О том, что станется, если, как в Столице, дело пойдет поперек борозды, и энленский огонь не подчинится тому, кто его изготовит, следовало забыть. Потому что лаборатория находилась всего лишь через пожарную часть от усадьбы и префектуры. Взрыв в монастыре Скорбящих год назад отколол от самого монастыря и от скалы Рабежа, на которой монастырь незыблемо стоял полтысячи лет, изрядный кусок, опрокинул его в канал и перекрыл воду, из-за чего полгорода хоть и не разворотило, но подтопило всерьез. Даже на плацу Гранитного острова было по колено весенней холодной воды. И это случилось как раз в праздник, так что разобрались с потопом не сразу. А монастырь так и остался расколотым напополам.
Доктора Мем не нашел. Ни дома, ни в префектуре. Так как двери были всегда открыты, в лабораторию они прошли без препятствий. Одна из помощниц молча заглянула вслед им в помещение, но, видимо, решила, что так и должно быть.
— Разбирайся, что здесь где, — предложил Мем, — и бери все, что нужно.
— А если хозяин придет и спросит, что я здесь делаю?
— Объяснишь, как есть. Ничего врать не надо.
— Доктор обо всем знает?
— Доктор во всем участвует.
У Мема было искушение пройти по второму этажу, проведать Илана, но он подумал, что, как раз этого без разрешения делать нельзя. Здесь он не обладает ни властью, ни информацией, чтобы вмешиваться во врачебные или семейные дела. Да и командует он в этом доме весьма условно. Поэтому Мем спустился в сад при докторском доме с намерением обойти пожарную часть с другой стороны и попасть домой не через префектуру, а с главного входа. Во дворе дома по самый верх был наполнен дождевой водой старый, выкрошившийся по краям бассейн, узкий, но длинный. Деревья вокруг давно вырубили, даже пни успели сгнить, и под лучами арданского солнца вода в бассейне вовсю цвела, словно пустыня вокруг Солончаков, была зеленая-зеленая. И там Мем, кажется, заметил Бабушку. Задолго до его появления почувствовав шаги, она целиком ушла под воду, но проплыла на глубине длинным сгустком тени и оставила змеиный след на поверхности. Мем пожал ей вслед плечами. Сейчас было не до того, чтобы заботиться о мелких проблемах, вроде "что делать, если змея из префектуры переест соседских кур". Будет время — пошлет кого-нибудь за ней. Или не пошлет, пусть плавает.
Дома он разбудил жену. Сказал, что долго думал, красивую историю любви не обещает, но не согласится ли она на опасную? Кирэс Иовис потерла спросонья растрепанную голову и сказала, что согласна на любое предложение, лишь бы он что-то для нее придумал. Мем рассказал ей, что придумал. "Бред какой", — удивилась она и пообещала, что в точности сделает.
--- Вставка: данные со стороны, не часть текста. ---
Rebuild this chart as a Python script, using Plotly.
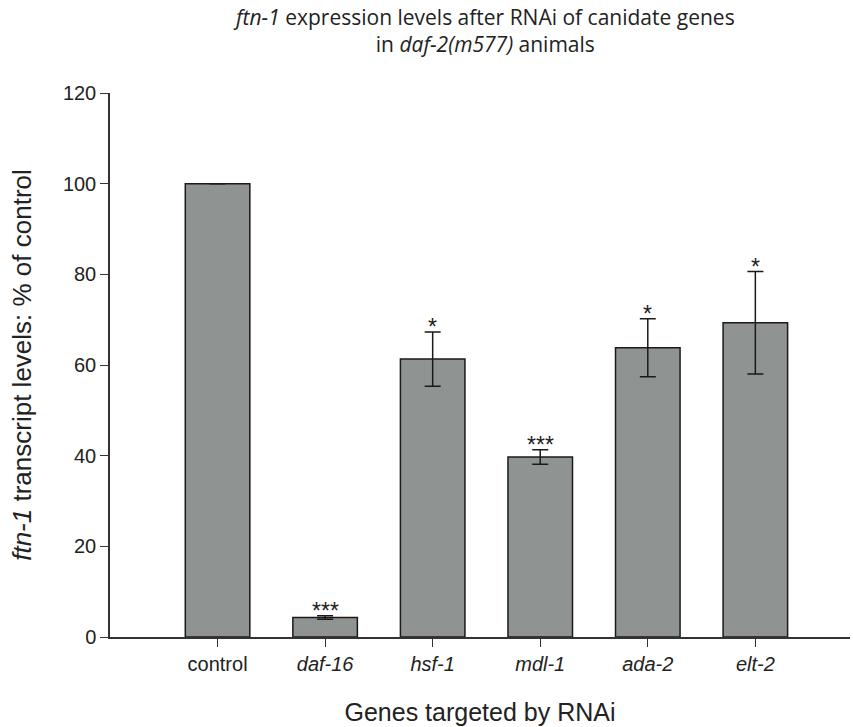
import plotly.graph_objects as go

genes = ["control", "daf-16", "hsf-1", "mdl-1", "ada-2", "elt-2"]
gene_labels = ["control", "<i>daf-16</i>", "<i>hsf-1</i>", "<i>mdl-1</i>", "<i>ada-2</i>", "<i>elt-2</i>"]
values = [100, 4.3, 61.3, 39.7, 63.8, 69.3]
errors = [0, 0.4, 6.0, 1.6, 6.4, 11.3]
significance = ["", "***", "*", "***", "*", "*"]
y_ticks = [0, 20, 40, 60, 80, 100, 120]
title_text = ("<i>ftn-1</i> expression levels after RNAi of canidate genes<br>"
              "in <i>daf-2(m577)</i> animals")

x_pos = list(range(len(genes)))
W, H = 853, 727

fig = go.Figure()
fig.add_trace(go.Bar(
    x=x_pos, y=values, width=0.6,
    marker=dict(color="#8f9492", line=dict(color="#1a1a1a", width=1.5)),
    error_y=dict(type="data", array=[e if e > 0 else None for e in errors], visible=True,
                 color="#1a1a1a", thickness=1.5, width=8),
    showlegend=False,
))

for xi, v, e, s in zip(x_pos, values, errors, significance):
    if s:
        fig.add_annotation(x=xi, y=v + e, text=s, showarrow=False, yanchor="bottom",
                           yshift=-10, font=dict(family="Liberation Sans, Arial", size=23, color="#222"))

fig.add_annotation(xref="paper", yref="paper", x=(484 - 110) / (W - 113),
                   y=1 + (93 - 31) / (H - 183), text=title_text, showarrow=False,
                   xanchor="center", yanchor="middle",
                   font=dict(family="Open Sans", size=21, color="#222"))

fig.update_layout(
    width=W, height=H,
    paper_bgcolor="white", plot_bgcolor="white",
    margin=dict(l=110, r=3, t=93, b=90),
    font=dict(family="Liberation Sans, Arial", color="#222"),
)

fig.update_xaxes(
    range=[-1, 5.88], tickmode="array", tickvals=x_pos, ticktext=gene_labels,
    showline=True, linecolor="#333", linewidth=1.5, ticks="outside", ticklen=8,
    tickcolor="#333", tickwidth=1.2, tickfont=dict(size=20),
    title=dict(text="Genes targeted by RNAi", font=dict(size=25), standoff=30),
    showgrid=False, zeroline=False,
)
fig.update_yaxes(
    range=[0, 120], tickmode="array", tickvals=y_ticks,
    showline=True, linecolor="#333", linewidth=1.5, ticks="outside", ticklen=8,
    tickcolor="#333", tickwidth=1.2, tickfont=dict(size=20),
    title=dict(text="<i>ftn-1</i> transcript levels: % of control", font=dict(size=26), standoff=24),
    showgrid=False, zeroline=False,
)

fig.write_html("out.html", config={"displayModeBar": False},
               post_script="document.body.style.margin='0';document.body.style.overflow='hidden';")
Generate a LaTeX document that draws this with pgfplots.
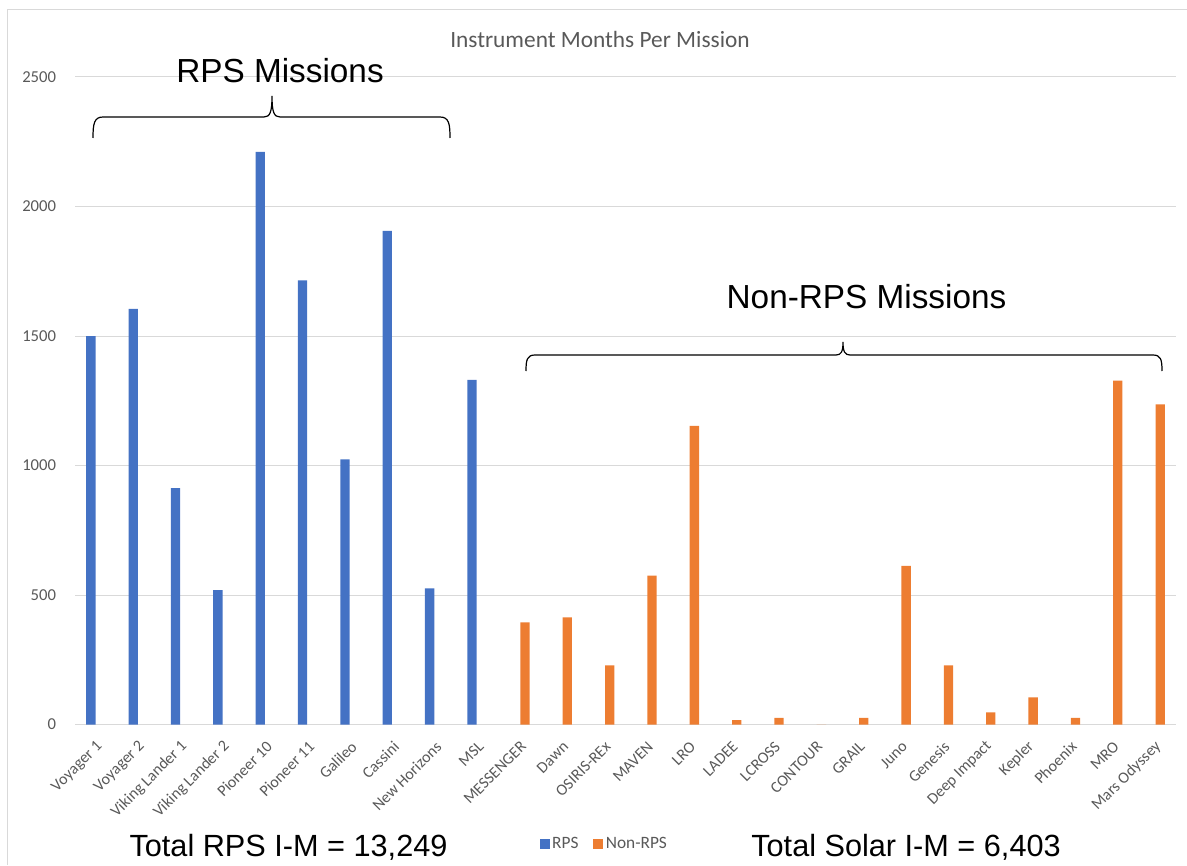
\documentclass[border=0pt]{standalone}
\usepackage{pgfplots}
\pgfplotsset{compat=1.18}
\usepackage{fontspec}
\setmainfont{Carlito}
\newfontfamily\arial{Liberation Sans}
\definecolor{rpsblue}{HTML}{4472C4}
\definecolor{nonorange}{HTML}{ED7D31}
\definecolor{txtgray}{HTML}{595959}
\definecolor{gridgray}{HTML}{D9D9D9}
\begin{document}
\begin{tikzpicture}
\path[use as bounding box] (0,0) rectangle (890.25pt,648.75pt);
\draw[gridgray, line width=0.75pt] (5.25pt,0pt) -- (5.25pt,641.25pt) -- (890.25pt,641.25pt);
\begin{axis}[
  at={(56.25pt,105.375pt)}, anchor=south west,
  scale only axis, width=825.75pt, height=485.625pt,
  xmin=-0.5, xmax=25.5, ymin=0, ymax=2500,
  ybar=1pt, bar width=7pt,
  axis line style={draw=none},
  major tick length=0pt,
  ymajorgrids, grid style={gridgray, line width=0.75pt},
  ytick={0,500,1000,1500,2000,2500},
  yticklabel style={font=\fontsize{12.5}{14}\selectfont, text=txtgray, anchor=east, inner sep=0pt, xshift=-14pt},
  scaled y ticks=false,
  /pgf/number format/assume math mode=true,
  yticklabel={\pgfmathprintnumber[fixed,1000 sep={}]{\tick}},
  xtick={0,...,25},
  xticklabels={Voyager 1,Voyager 2,Viking Lander 1,Viking Lander 2,Pioneer 10,Pioneer 11,Galileo,Cassini,New Horizons,MSL,MESSENGER,Dawn,OSIRIS-REx,MAVEN,LRO,LADEE,LCROSS,CONTOUR,GRAIL,Juno,Genesis,Deep Impact,Kepler,Phoenix,MRO,Mars Odyssey},
  xticklabel style={font=\fontsize{12}{14}\selectfont, text=txtgray, inner sep=0pt, xshift=2.9pt, yshift=-14.6pt, rotate=45, anchor=east},
  legend columns=2,
  legend style={draw=none, fill=none, at={(0.481,-0.1846)}, anchor=center,
    font=\fontsize{13}{15}\selectfont, text=txtgray,
    /tikz/every even column/.append style={column sep=9pt}},
  legend image code/.code={\fill[#1] (0pt,-3.75pt) rectangle (7.5pt,3.75pt);},
]
\addplot[fill=rpsblue, draw=none] coordinates {
(0,1500) (1,1605) (2,913) (3,519) (4,2211) (5,1715) (6,1024) (7,1906) (8,526) (9,1331)};
\addplot[fill=nonorange, draw=none] coordinates {
(10,394) (11,414) (12,228) (13,575) (14,1153) (15,17) (16,26) (17,0) (18,26) (19,612) (20,228) (21,47) (22,105) (23,26) (24,1328) (25,1236)};
\legend{RPS,Non-RPS}
\end{axis}
\begin{scope}[x=0.75pt, y=-0.75pt, shift={(0pt,648.75pt)}]
\node[anchor=base, text=txtgray, font=\fontsize{17.5}{20}\selectfont, inner sep=0pt] at (600,47.3) {Instrument Months Per Mission};
\node[anchor=base, font=\arial\fontsize{25}{28}\selectfont, inner sep=0pt] at (280,83) {RPS Missions};
\node[anchor=base, font=\arial\fontsize{25}{28}\selectfont, inner sep=0pt] at (866.5,308.3) {Non-RPS Missions};
\node[anchor=base, font=\arial\fontsize{23}{26}\selectfont, inner sep=0pt] at (288.5,856) {Total RPS I-M = 13,249};
\node[anchor=base, font=\arial\fontsize{23}{26}\selectfont, inner sep=0pt] at (906,856) {Total Solar I-M = 6,403};
\draw[black, line width=0.9pt] (93,138) .. controls (93,124) and (94,117) .. (103,117) -- (264,117) .. controls (270,117) and (272,112) .. (272,96) .. controls (272,112) and (274,117) .. (280,117) -- (440,117) .. controls (449,117) and (450,124) .. (450,138);
\draw[black, line width=0.9pt] (526,371) .. controls (526,360) and (527,355) .. (535,355) -- (836,355) .. controls (841,355) and (843,352) .. (843,342) .. controls (843,352) and (845,355) .. (850,355) -- (1153,355) .. controls (1161,355) and (1162,360) .. (1162,371);
\end{scope}
\end{tikzpicture}
\end{document}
И только после этого Мем нашел время вскрыть губернаторский конвертик, половину которого скормил портовым чайкам. Внутри был чистый лист. Внизу, как полагается, печать и подпись. Читай на нем, что хочешь. То ли "не знаю, что и сказать тебе", то ли "действуй на свое усмотрение", то ли "помни все мои обещания и не обосрись". По крайней мере, Мему хотелось бы думать, что таким образом его обнадеживают, а не пугают нерешенной судьбой. Еще в этот лист можно было вписать что угодно. Самому. Тоже вариант. Мем вложил листок обратно в общипанный конверт и спрятал сокровище за пазуху. Такую странную вещь в сто смыслов потерять или выбросить грех.
Дикое состояние, когда мать невозможно назвать мамой, Илан побороть не мог. Не получалось сказать такого слова. Не получалось понять и принять все рассказанное. Краем ума он видел, что все это правда, похоже на правду, может быть правдой, нет причин, по которым ему могут здесь и сейчас говорить неправду. Но внутрь себя впустить такую правду не мог.
Он прекрасно понимал, что сказали бы о его положении соседи, друзья детства, злая кухарка префекта или даже сам инспектор Джата: дурачок, тебе повезло, как никому, ты почему не видишь собственного счастья? Бросайся матери на шею, пой и танцуй! Нет, Илан своего счастья не видел. Дворец на холме, охотничьи замки в горах, плантации на юге, рабы, земли, сундуки с золотом, драгоценная посуда, парчовые одежды, — все это оставалось на словах, не входило ни в голову, ни в сердце. Как и женщина, давшая ему жизнь. А об отце лучше было не заикаться даже в уме.